> **WHAT TO DO**
Retype, please, the listing from its opening line through the line that contains "(high) at (894,260);", both included, without the pictures.

> **GIVEN MATERIAL**
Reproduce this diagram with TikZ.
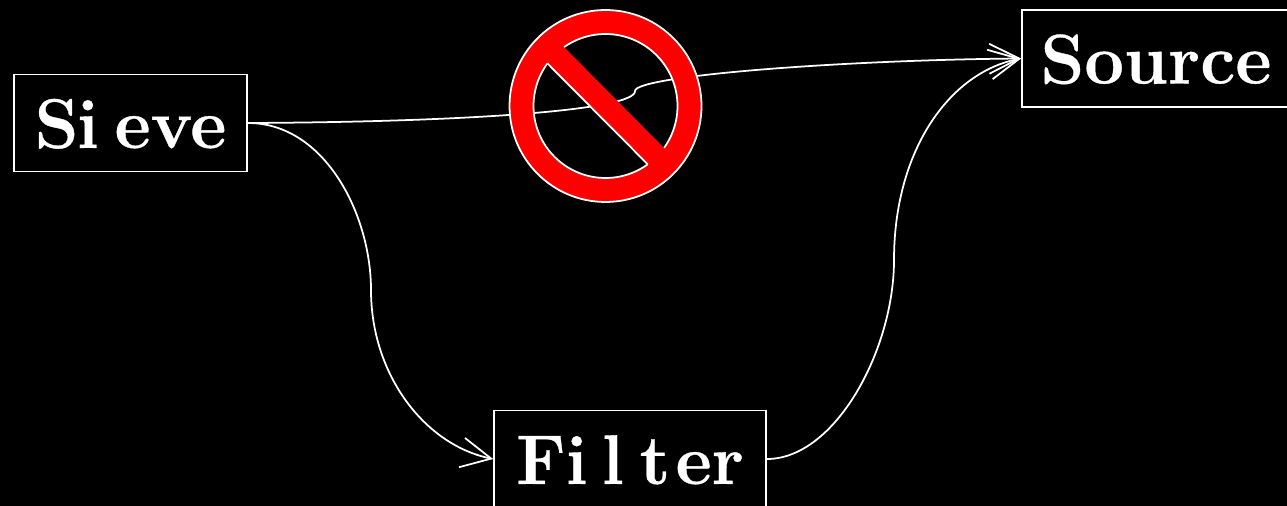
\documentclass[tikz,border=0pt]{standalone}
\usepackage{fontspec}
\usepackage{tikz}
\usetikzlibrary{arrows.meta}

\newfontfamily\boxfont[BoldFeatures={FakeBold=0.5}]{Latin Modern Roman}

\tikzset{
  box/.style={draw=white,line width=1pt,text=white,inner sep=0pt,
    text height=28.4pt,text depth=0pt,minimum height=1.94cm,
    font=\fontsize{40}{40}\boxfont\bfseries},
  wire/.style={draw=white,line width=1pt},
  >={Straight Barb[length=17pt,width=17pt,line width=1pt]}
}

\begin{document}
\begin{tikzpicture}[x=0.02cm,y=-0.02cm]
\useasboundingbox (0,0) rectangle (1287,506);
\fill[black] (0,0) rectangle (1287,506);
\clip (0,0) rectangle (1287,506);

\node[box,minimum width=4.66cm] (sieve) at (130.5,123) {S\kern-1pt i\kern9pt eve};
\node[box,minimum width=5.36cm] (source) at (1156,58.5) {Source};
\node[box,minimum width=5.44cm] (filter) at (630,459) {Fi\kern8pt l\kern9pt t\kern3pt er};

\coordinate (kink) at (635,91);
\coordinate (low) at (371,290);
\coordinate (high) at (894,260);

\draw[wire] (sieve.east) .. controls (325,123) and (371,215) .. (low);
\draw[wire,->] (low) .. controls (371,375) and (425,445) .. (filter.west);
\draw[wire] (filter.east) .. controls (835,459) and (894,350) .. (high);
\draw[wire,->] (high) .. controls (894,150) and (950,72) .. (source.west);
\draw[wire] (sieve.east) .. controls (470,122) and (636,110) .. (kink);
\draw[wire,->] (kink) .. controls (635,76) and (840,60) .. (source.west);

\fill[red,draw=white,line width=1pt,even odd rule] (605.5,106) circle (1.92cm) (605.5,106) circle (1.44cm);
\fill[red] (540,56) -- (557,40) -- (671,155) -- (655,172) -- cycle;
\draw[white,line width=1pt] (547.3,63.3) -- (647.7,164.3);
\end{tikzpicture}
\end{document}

> **WRITTEN ANSWER**
Reproduce this diagram with TikZ.
\documentclass[tikz,border=0pt]{standalone}
\usepackage{fontspec}
\usepackage{tikz}
\usetikzlibrary{arrows.meta}

\newfontfamily\boxfont[BoldFeatures={FakeBold=0.5}]{Latin Modern Roman}

\tikzset{
  box/.style={draw=white,line width=1pt,text=white,inner sep=0pt,
    text height=28.4pt,text depth=0pt,minimum height=1.94cm,
    font=\fontsize{40}{40}\boxfont\bfseries},
  wire/.style={draw=white,line width=1pt},
  >={Straight Barb[length=17pt,width=17pt,line width=1pt]}
}

\begin{document}
\begin{tikzpicture}[x=0.02cm,y=-0.02cm]
\useasboundingbox (0,0) rectangle (1287,506);
\fill[black] (0,0) rectangle (1287,506);
\clip (0,0) rectangle (1287,506);

\node[box,minimum width=4.66cm] (sieve) at (130.5,123) {S\kern-1pt i\kern9pt eve};
\node[box,minimum width=5.36cm] (source) at (1156,58.5) {Source};
\node[box,minimum width=5.44cm] (filter) at (630,459) {Fi\kern8pt l\kern9pt t\kern3pt er};

\coordinate (kink) at (635,91);
\coordinate (low) at (371,290);
\coordinate (high) at (894,260);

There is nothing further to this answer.